Short stories typically run between 1,000 and 7,500 words. Flash fiction is usually under 1,000 words (sometimes under 100). Stories between 7,500 and 20,000 words are typically called novelettes. These are conventions, not rules, but they reflect the markets most short fiction writers target.

What is the most common mistake in short fiction?

Starting too early. Most writers begin their story several scenes before the story actually begins. The opening should drop the reader into a situation already in motion. Everything before the inciting moment is backstory, and backstory is best delivered in fragments woven into the forward action.

Does a short story need a plot?

Not necessarily a traditional plot, but it needs movement: something must change. The change can be internal (a character's understanding shifts), external (a situation resolves), or both.
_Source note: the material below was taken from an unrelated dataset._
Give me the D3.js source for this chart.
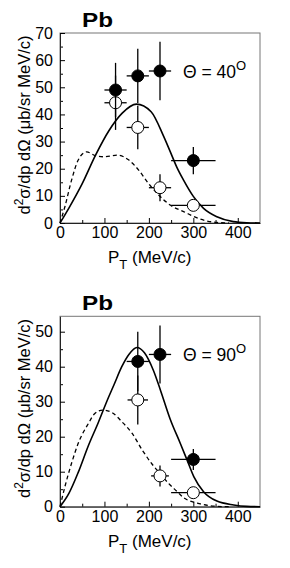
<!DOCTYPE html>
<html>
<head>
<meta charset="utf-8">
<script src="https://cdn.jsdelivr.net/npm/d3@7"></script>
<style>
  body { margin: 0; background: #fff; }
  svg { display: block; font-family: "Liberation Sans", Arial, Helvetica, sans-serif; }
  .tick text { font-size: 16px; fill: #000; }
</style>
</head>
<body>
<div id="chart"></div>
<script>
// x ticks (MeV/c)
var ptTicks = [0, 100, 200, 300, 400];

// Theta = 40 deg panel
var pt40 = [125, 175, 225, 300];
var ptErr40 = [25, 25, 25, 50];
var filled40 = [49, 54.2, 56, 23];
var filled40Err = [10, 10, 10.8, 5];
var open40 = [44.3, 35.2, 13, 6.5];
var open40Err = [10, 8, 5, 1];
var solid40 = [[0,0],[20,5.5],[50,14.5],[80,25],[110,34],[140,40.5],[172,43.8],[205,41],[233,32],
  [248,26.3],[263,20.5],[278,15.8],[300,9.8],[323,5.4],[353,2.3],[390,0.5],[420,0.1],[450,0]];
var dashed40 = [[0,0],[11,6],[26,15.8],[41,23.2],[60,26.2],[80,24.8],[100,24.4],[130,25],[154,23.3],
  [177,19.5],[199,14.6],[222,10.3],[248,6.6],[278,4.2],[316,1.4],[353,0.2],[380,0]];

// Theta = 90 deg panel
var pt90 = [175, 225, 300];
var ptErr90 = [25, 25, 50];
var filled90 = [41.5, 43.5, 13.5];
var filled90Err = [8.5, 8.3, 3];
var open90 = [30.5, 8.8, 4.0];
var open90Err = [7, 3, 1];
var solid90 = [[0,0],[20,3.8],[41,9.8],[64,17.5],[86,24],[105,30],[122,35],[139,40],[155,43.5],[173,45.5],
  [190,44],[210,39],[226,33.3],[248,25],[271,18],[286,13.3],[301,8.6],[323,4.3],[353,1.6],[391,0.5],[420,0.1],[450,0]];
var dashed90 = [[0,0],[11,5.7],[26,12.4],[41,18.1],[64,23.8],[79,26.7],[96,27.6],[117,26.9],[139,24.3],
  [162,21],[185,16.2],[207,12.2],[225,9.5],[244,6.7],[262,4.5],[278,2.6],[316,0.8],[353,0.1],[380,0]];

var svg = d3.select("#chart").append("svg")
  .attr("width", 290)
  .attr("height", 568);

function drawPanel(cfg) {
  var x = d3.scaleLinear().domain([0, 450]).range([60, 260]);
  var y = d3.scaleLinear().domain([0, cfg.ymax]).range([cfg.y0, cfg.ytop]);
  var g = svg.append("g");

  // frame
  g.append("rect")
    .attr("x", 60).attr("y", cfg.ytop)
    .attr("width", 200).attr("height", cfg.y0 - cfg.ytop)
    .attr("fill", "none").attr("stroke", "#777").attr("stroke-width", 1);

  // minor ticks
  var minorX = d3.range(50, 450, 100);
  var minorY = d3.range(5, cfg.ymax, 10);
  g.append("g").attr("transform", "translate(0," + cfg.y0 + ")")
    .call(d3.axisBottom(x).tickValues(minorX).tickSize(-3).tickSizeOuter(0).tickFormat(""))
    .call(s => s.select(".domain").remove());
  g.append("g").attr("transform", "translate(60,0)")
    .call(d3.axisLeft(y).tickValues(minorY).tickSize(-3).tickSizeOuter(0).tickFormat(""))
    .call(s => s.select(".domain").remove());

  // major axes
  g.append("g").attr("transform", "translate(0," + cfg.y0 + ")")
    .call(d3.axisBottom(x).tickValues(ptTicks).tickSize(-5).tickSizeOuter(0).tickPadding(4))
    .call(s => s.select(".domain").attr("stroke", "#222"));
  g.append("g").attr("transform", "translate(60,0)")
    .call(d3.axisLeft(y).tickValues(cfg.yticks).tickSize(-5).tickSizeOuter(0).tickPadding(7))
    .call(s => s.select(".domain").attr("stroke", "#222"));

  // curves
  var line = d3.line().x(d => x(d[0])).y(d => y(d[1])).curve(d3.curveMonotoneX);
  g.append("path").datum(cfg.dashed)
    .attr("d", line).attr("fill", "none").attr("stroke", "#000")
    .attr("stroke-width", 1.3).attr("stroke-dasharray", "4,3");
  g.append("path").datum(cfg.solid)
    .attr("d", line).attr("fill", "none").attr("stroke", "#000").attr("stroke-width", 1.6);

  // error bars + points
  function points(vals, errs, xerr, filled) {
    var data = cfg.pt.map((p, i) => ({ p: p, v: vals[i], e: errs[i], xe: xerr[i] }));
    var pg = g.append("g");
    pg.selectAll(".eh").data(data).enter().append("line")
      .attr("x1", d => x(d.p - d.xe)).attr("x2", d => x(d.p + d.xe))
      .attr("y1", d => y(d.v)).attr("y2", d => y(d.v))
      .attr("stroke", "#000").attr("stroke-width", 1.3);
    pg.selectAll(".ev").data(data).enter().append("line")
      .attr("x1", d => x(d.p)).attr("x2", d => x(d.p))
      .attr("y1", d => y(d.v - d.e)).attr("y2", d => y(d.v + d.e))
      .attr("stroke", "#000").attr("stroke-width", 1.3);
    pg.selectAll("circle").data(data).enter().append("circle")
      .attr("cx", d => x(d.p)).attr("cy", d => y(d.v)).attr("r", 6)
      .attr("fill", filled ? "#000" : "#fff").attr("stroke", "#000").attr("stroke-width", 1);
  }
  points(cfg.open, cfg.openErr, cfg.openXErr, false);
  points(cfg.filled, cfg.filledErr, cfg.ptErr, true);

  // title
  g.append("text")
    .attr("x", 82).attr("y", cfg.ytop - 6)
    .attr("font-size", 21).attr("font-weight", "bold")
    .attr("textLength", 31).attr("lengthAdjust", "spacingAndGlyphs")
    .text("Pb");

  // angle label
  var ang = g.append("text")
    .attr("x", 183).attr("y", cfg.ytop + 45)
    .attr("font-size", 17.5);
  ang.append("tspan").text("\u0398 = " + cfg.angle);
  ang.append("tspan").attr("dy", -8).attr("font-size", 13).text("O");

  // x title
  var xt = g.append("text")
    .attr("x", 108).attr("y", cfg.y0 + 40)
    .attr("font-size", 17);
  xt.append("tspan").text("P");
  xt.append("tspan").attr("dy", 6).attr("font-size", 13).text("T");
  xt.append("tspan").attr("dy", -6).text(" (MeV/c)");

  // y title
  var yt = g.append("text")
    .attr("transform", "translate(30," + ((cfg.y0 + cfg.ytop) / 2 - 3) + ") rotate(-90)")
    .attr("text-anchor", "middle")
    .attr("font-size", 16.5);
  yt.append("tspan").text("d");
  yt.append("tspan").attr("dy", -7).attr("font-size", 12).text("2");
  yt.append("tspan").attr("dy", 7).text("\u03c3/dp d\u03a9 (\u03bcb/sr MeV/c)");
}

drawPanel({
  ymax: 70, y0: 223, ytop: 33, yticks: d3.range(0, 71, 10), angle: "40",
  pt: pt40, filled: filled40, filledErr: filled40Err, open: open40, openErr: open40Err,
  ptErr: ptErr40, openXErr: ptErr40, solid: solid40, dashed: dashed40
});

drawPanel({
  ymax: 54.4, y0: 506.7, ytop: 316.3, yticks: d3.range(0, 51, 10), angle: "90",
  pt: pt90, filled: filled90, filledErr: filled90Err, open: open90, openErr: open90Err,
  ptErr: ptErr90, openXErr: [23, 20, 50], solid: solid90, dashed: dashed90
});
</script>
</body>
</html>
A short story where nothing changes from beginning to end is a sketch, not a story.

How do you end a short story?

The best short story endings arrive one beat after the reader expects them, and they reverberate backward through the story, making everything that came before feel inevitable. Avoid both the tidy resolution (too neat) and the abrupt cut (too withholding). Aim for earned resonance.

Should you write short fiction before writing a novel?

Many writers recommend it. Short fiction forces economy, teaches you to build character through action rather than description, and gives you a complete creative cycle (draft, revise, finish, submit) faster than a novel. The discipline transfers directly to long-form work.